▼

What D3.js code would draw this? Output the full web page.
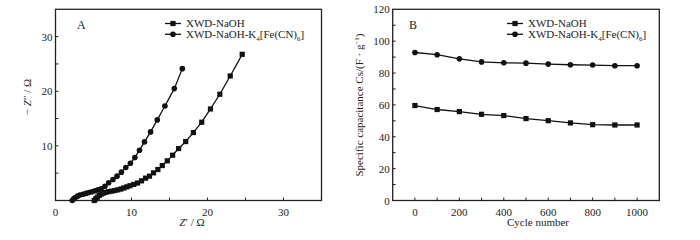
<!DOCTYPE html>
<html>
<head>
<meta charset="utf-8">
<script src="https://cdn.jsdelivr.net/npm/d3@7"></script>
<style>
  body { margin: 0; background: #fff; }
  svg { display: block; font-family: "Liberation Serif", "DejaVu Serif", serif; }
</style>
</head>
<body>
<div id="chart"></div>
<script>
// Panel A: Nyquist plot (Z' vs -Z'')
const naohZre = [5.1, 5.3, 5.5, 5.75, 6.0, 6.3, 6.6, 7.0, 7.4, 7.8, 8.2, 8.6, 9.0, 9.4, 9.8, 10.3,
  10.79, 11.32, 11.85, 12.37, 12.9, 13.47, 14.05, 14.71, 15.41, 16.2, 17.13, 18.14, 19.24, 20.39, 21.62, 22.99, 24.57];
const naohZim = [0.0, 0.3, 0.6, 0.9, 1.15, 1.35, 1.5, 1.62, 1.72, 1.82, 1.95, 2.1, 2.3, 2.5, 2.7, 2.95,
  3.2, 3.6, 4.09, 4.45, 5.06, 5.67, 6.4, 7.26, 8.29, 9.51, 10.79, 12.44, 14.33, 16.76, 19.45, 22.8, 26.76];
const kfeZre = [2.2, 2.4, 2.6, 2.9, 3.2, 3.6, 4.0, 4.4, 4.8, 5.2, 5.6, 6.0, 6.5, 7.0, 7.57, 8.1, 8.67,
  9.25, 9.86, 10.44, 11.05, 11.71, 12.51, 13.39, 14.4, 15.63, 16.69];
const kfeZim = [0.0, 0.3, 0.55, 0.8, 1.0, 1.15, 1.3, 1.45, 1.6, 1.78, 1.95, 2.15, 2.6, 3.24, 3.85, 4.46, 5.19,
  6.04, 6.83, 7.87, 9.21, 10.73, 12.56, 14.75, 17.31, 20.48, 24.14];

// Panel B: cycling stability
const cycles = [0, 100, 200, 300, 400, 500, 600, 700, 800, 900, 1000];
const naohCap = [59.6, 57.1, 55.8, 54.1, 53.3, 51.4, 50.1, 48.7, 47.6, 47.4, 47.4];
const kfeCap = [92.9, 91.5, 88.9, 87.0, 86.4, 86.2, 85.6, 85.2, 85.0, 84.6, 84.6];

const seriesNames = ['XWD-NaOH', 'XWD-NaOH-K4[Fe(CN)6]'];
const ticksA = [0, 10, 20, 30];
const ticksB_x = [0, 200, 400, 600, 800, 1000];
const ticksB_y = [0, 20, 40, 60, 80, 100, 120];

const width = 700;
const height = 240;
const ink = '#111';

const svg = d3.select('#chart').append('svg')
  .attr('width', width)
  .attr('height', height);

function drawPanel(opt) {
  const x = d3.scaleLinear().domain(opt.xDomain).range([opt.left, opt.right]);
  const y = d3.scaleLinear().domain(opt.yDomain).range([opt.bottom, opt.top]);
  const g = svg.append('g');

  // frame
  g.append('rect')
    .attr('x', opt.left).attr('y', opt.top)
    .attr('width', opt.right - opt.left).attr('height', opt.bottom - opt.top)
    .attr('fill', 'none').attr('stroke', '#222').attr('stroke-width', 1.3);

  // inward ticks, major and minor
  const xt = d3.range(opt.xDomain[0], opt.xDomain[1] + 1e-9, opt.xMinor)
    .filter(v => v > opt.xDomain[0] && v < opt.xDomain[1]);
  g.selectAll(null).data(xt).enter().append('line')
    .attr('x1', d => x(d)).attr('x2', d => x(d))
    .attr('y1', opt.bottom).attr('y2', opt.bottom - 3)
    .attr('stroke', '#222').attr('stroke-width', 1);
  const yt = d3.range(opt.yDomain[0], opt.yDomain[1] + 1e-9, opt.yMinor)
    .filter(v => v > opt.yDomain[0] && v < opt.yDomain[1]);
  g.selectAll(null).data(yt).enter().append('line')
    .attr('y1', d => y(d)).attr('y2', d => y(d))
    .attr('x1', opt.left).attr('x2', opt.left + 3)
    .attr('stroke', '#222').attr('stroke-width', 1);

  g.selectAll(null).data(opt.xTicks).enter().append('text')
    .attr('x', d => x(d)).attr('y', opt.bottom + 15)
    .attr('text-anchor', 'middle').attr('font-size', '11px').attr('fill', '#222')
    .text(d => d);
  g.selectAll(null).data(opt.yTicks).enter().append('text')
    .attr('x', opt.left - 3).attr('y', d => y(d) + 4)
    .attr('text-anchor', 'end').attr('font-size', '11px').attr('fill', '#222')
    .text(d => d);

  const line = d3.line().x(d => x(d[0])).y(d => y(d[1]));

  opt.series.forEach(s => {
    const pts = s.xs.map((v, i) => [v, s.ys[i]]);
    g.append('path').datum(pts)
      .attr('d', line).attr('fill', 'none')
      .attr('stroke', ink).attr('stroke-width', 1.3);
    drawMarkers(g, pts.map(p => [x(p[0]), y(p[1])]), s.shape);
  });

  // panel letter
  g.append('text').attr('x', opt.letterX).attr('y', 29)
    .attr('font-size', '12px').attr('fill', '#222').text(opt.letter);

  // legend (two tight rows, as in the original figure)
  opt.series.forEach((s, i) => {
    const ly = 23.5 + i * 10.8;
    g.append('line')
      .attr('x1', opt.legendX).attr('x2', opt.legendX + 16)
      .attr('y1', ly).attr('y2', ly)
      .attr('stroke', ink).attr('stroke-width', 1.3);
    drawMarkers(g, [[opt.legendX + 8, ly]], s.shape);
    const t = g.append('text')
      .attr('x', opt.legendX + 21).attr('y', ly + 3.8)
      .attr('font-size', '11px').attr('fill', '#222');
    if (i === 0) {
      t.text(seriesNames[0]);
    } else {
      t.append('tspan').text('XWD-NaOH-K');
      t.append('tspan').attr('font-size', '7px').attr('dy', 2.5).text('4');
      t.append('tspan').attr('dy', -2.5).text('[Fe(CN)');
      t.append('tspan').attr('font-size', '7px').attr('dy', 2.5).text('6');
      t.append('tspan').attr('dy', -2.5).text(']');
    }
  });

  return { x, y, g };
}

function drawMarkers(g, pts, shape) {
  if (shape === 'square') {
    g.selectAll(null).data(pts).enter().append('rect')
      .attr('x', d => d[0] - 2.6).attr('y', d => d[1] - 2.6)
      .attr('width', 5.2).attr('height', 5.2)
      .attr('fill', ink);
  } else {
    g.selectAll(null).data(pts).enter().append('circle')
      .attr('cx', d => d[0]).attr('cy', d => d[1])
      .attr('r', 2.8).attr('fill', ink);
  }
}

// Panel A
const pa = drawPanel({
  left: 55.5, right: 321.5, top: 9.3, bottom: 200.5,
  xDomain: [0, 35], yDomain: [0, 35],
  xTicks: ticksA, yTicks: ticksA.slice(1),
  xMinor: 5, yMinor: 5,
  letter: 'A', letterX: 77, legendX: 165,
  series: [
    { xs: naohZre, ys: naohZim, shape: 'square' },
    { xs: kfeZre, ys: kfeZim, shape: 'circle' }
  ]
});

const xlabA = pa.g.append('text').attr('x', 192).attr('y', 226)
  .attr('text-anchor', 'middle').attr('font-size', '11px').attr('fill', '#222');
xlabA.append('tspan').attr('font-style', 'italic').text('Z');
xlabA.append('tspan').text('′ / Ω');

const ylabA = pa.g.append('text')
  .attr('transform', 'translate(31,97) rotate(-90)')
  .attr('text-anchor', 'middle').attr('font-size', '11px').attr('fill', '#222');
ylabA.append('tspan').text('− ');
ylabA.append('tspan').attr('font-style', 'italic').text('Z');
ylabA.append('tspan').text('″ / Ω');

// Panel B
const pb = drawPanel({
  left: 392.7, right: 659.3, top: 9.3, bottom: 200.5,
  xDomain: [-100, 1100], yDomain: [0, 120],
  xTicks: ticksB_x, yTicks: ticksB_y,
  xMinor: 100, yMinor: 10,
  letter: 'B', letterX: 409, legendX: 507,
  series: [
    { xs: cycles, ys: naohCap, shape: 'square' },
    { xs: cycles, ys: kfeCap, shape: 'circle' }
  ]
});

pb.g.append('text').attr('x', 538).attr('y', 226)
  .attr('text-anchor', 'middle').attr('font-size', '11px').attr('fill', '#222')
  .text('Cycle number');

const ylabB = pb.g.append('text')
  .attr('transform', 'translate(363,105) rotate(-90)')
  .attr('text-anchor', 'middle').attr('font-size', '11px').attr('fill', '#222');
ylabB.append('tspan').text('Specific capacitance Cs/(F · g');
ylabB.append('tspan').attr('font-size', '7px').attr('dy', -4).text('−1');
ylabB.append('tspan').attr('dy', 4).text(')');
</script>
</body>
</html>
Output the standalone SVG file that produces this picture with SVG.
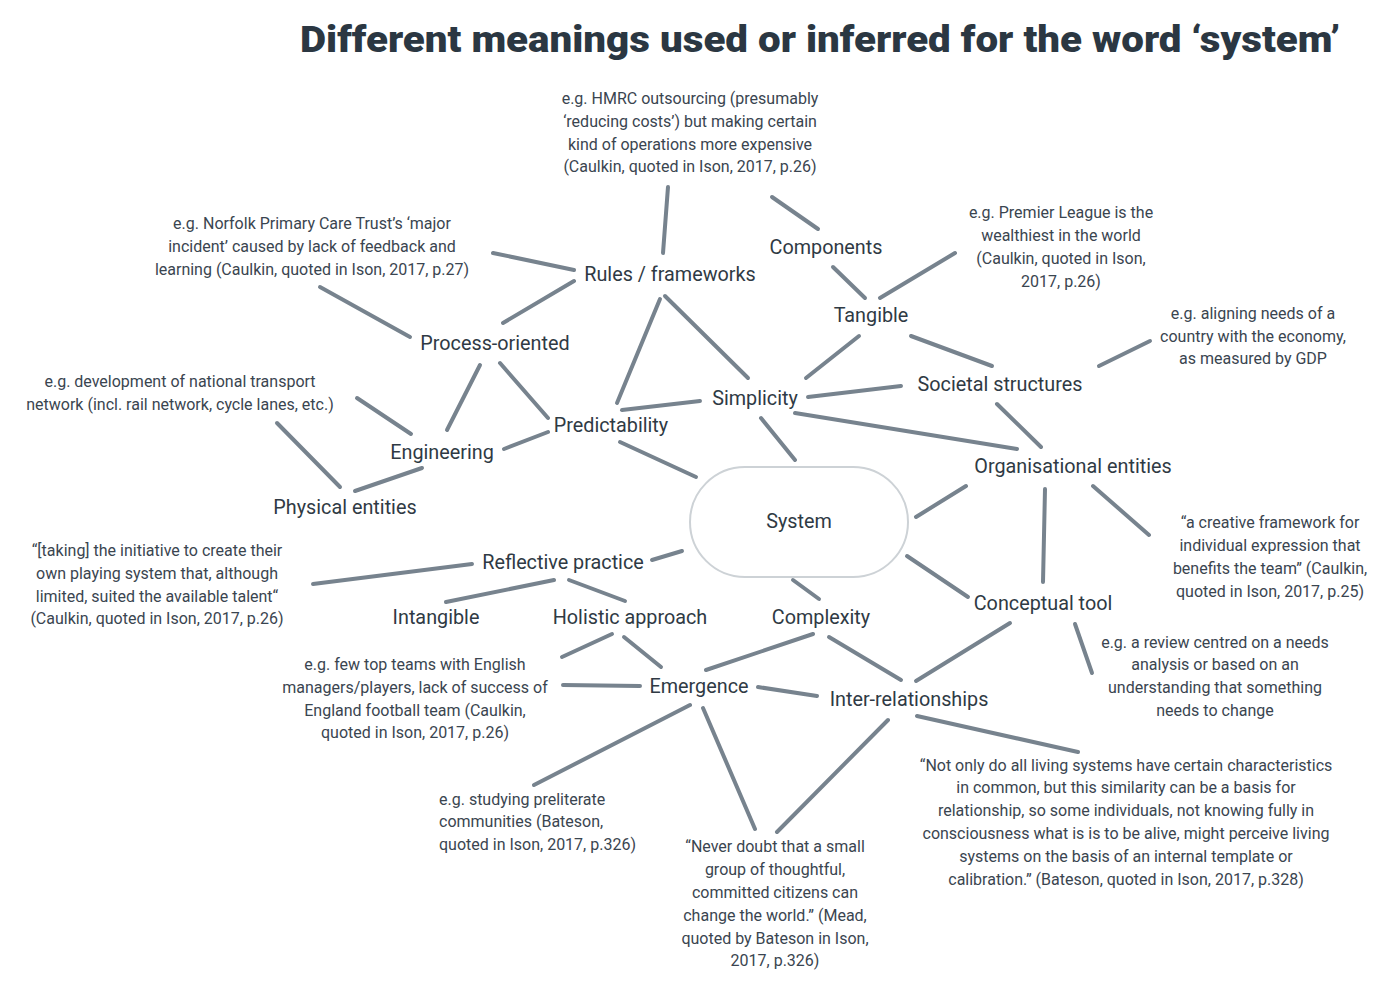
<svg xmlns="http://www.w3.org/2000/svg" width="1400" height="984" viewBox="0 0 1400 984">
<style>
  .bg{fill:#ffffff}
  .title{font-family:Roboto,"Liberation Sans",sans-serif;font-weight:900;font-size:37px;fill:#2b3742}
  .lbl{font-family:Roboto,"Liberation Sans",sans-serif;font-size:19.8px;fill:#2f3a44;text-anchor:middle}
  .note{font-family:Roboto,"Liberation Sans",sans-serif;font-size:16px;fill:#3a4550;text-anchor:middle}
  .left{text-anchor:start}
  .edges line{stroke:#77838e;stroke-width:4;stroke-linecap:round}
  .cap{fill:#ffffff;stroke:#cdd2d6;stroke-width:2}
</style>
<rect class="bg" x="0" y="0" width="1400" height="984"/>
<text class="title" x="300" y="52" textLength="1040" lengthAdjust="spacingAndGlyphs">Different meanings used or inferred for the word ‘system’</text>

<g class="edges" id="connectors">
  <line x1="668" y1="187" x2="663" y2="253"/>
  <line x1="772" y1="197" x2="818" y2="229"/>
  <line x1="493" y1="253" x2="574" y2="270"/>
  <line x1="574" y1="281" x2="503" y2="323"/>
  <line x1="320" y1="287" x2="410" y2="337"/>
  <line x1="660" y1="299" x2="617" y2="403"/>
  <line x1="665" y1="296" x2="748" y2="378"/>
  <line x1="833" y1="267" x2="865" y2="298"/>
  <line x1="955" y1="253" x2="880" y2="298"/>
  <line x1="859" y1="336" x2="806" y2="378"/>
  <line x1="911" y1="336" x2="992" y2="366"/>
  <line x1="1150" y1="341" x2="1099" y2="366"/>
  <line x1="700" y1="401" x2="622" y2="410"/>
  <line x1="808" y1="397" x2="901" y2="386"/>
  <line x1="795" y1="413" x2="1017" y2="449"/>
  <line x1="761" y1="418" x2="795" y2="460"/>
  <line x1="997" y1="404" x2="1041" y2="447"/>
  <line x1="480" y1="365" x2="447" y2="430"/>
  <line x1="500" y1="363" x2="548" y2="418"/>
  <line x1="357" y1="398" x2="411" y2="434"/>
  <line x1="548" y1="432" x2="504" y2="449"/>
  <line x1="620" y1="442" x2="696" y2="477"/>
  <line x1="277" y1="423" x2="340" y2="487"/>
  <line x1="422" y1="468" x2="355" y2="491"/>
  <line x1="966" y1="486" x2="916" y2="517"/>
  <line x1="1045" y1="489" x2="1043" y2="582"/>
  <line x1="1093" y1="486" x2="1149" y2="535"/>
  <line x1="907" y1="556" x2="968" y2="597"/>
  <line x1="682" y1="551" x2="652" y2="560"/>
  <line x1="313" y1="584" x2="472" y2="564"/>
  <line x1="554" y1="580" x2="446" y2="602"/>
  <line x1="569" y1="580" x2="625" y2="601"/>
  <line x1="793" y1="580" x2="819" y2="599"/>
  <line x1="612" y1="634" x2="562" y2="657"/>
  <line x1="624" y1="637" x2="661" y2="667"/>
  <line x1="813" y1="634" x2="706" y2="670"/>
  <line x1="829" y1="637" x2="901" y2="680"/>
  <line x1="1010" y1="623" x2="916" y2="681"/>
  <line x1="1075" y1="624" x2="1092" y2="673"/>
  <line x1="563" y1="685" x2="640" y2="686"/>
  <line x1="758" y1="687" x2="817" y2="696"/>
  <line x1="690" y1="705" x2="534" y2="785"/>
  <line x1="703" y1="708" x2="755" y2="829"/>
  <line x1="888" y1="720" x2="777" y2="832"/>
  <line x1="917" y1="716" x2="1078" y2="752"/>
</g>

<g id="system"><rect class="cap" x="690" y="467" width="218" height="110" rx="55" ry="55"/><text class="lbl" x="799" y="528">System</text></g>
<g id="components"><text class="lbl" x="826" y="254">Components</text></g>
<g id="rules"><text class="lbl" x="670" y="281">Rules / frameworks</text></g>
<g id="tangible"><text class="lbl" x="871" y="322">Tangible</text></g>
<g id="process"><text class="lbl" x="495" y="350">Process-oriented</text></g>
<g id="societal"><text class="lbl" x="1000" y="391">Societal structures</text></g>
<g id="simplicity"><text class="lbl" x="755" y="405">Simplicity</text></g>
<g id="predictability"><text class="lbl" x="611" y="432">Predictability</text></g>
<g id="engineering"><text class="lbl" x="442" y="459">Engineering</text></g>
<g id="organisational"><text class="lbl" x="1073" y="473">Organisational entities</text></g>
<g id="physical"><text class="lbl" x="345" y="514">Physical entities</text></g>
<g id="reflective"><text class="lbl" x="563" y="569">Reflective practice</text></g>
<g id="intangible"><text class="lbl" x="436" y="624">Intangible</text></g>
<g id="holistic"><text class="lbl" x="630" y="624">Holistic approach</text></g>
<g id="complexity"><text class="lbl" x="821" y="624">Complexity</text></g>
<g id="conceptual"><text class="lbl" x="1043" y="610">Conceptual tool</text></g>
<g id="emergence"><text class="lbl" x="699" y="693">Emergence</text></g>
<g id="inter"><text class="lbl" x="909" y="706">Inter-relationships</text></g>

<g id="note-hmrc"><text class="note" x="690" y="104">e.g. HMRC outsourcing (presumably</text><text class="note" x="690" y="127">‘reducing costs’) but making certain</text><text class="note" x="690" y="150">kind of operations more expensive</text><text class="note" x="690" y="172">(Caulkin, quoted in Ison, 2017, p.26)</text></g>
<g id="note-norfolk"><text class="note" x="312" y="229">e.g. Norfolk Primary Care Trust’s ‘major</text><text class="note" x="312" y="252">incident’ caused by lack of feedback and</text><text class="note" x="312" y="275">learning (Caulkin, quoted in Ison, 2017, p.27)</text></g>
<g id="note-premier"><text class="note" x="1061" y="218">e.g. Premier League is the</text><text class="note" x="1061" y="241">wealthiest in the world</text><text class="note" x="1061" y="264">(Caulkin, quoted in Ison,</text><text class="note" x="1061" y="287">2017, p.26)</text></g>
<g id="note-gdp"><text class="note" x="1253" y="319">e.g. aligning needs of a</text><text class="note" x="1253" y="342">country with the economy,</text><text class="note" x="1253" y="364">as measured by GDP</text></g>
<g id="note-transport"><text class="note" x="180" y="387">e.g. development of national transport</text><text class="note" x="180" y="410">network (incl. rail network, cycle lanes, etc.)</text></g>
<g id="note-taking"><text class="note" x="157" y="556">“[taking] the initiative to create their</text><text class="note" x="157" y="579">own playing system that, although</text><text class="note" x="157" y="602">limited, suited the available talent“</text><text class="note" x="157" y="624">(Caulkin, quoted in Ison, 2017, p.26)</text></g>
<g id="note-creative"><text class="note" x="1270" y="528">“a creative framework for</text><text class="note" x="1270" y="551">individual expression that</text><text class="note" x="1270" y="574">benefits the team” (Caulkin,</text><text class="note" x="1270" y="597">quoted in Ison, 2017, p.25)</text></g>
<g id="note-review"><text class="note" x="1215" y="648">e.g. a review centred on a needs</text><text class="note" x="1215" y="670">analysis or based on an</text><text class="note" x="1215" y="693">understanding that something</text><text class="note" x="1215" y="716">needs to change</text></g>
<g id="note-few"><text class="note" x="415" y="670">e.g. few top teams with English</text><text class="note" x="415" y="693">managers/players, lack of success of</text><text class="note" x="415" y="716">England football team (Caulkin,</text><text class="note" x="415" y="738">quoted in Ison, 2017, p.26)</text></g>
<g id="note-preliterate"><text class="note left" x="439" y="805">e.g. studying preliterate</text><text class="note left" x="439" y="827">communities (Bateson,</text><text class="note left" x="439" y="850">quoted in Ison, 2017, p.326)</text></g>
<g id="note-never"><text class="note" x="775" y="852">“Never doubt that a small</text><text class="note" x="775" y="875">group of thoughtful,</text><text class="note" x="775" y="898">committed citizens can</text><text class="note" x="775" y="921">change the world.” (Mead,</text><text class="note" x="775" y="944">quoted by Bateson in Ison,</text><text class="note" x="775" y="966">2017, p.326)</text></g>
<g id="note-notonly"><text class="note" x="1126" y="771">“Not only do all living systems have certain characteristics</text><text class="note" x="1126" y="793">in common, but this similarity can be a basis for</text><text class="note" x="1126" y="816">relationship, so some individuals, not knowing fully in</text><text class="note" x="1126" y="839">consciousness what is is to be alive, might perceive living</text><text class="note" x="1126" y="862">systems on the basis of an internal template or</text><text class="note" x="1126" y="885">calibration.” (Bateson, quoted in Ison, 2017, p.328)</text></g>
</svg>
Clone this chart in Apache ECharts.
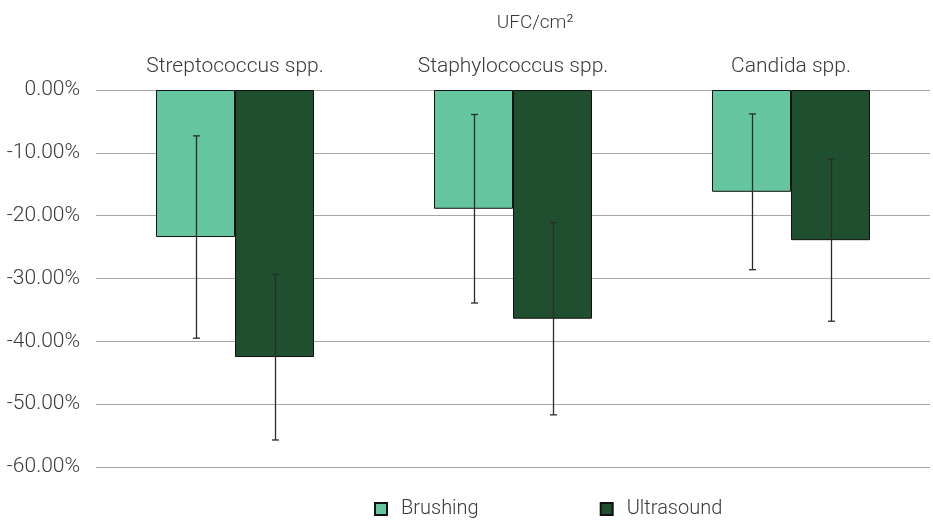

▲

■ **CHALLENGE**:
The material above holds pictures; leave them out. Repeat exactly the lines from the one containing "Output the standalone" through the one containing "the word ‘system’</text>", and nothing else.

■ **WRITTEN ANSWER**:
Output the standalone SVG file that produces this picture with SVG.
<svg xmlns="http://www.w3.org/2000/svg" width="1400" height="984" viewBox="0 0 1400 984">
<style>
  .bg{fill:#ffffff}
  .title{font-family:Roboto,"Liberation Sans",sans-serif;font-weight:900;font-size:37px;fill:#2b3742}
  .lbl{font-family:Roboto,"Liberation Sans",sans-serif;font-size:19.8px;fill:#2f3a44;text-anchor:middle}
  .note{font-family:Roboto,"Liberation Sans",sans-serif;font-size:16px;fill:#3a4550;text-anchor:middle}
  .left{text-anchor:start}
  .edges line{stroke:#77838e;stroke-width:4;stroke-linecap:round}
  .cap{fill:#ffffff;stroke:#cdd2d6;stroke-width:2}
</style>
<rect class="bg" x="0" y="0" width="1400" height="984"/>
<text class="title" x="300" y="52" textLength="1040" lengthAdjust="spacingAndGlyphs">Different meanings used or inferred for the word ‘system’</text>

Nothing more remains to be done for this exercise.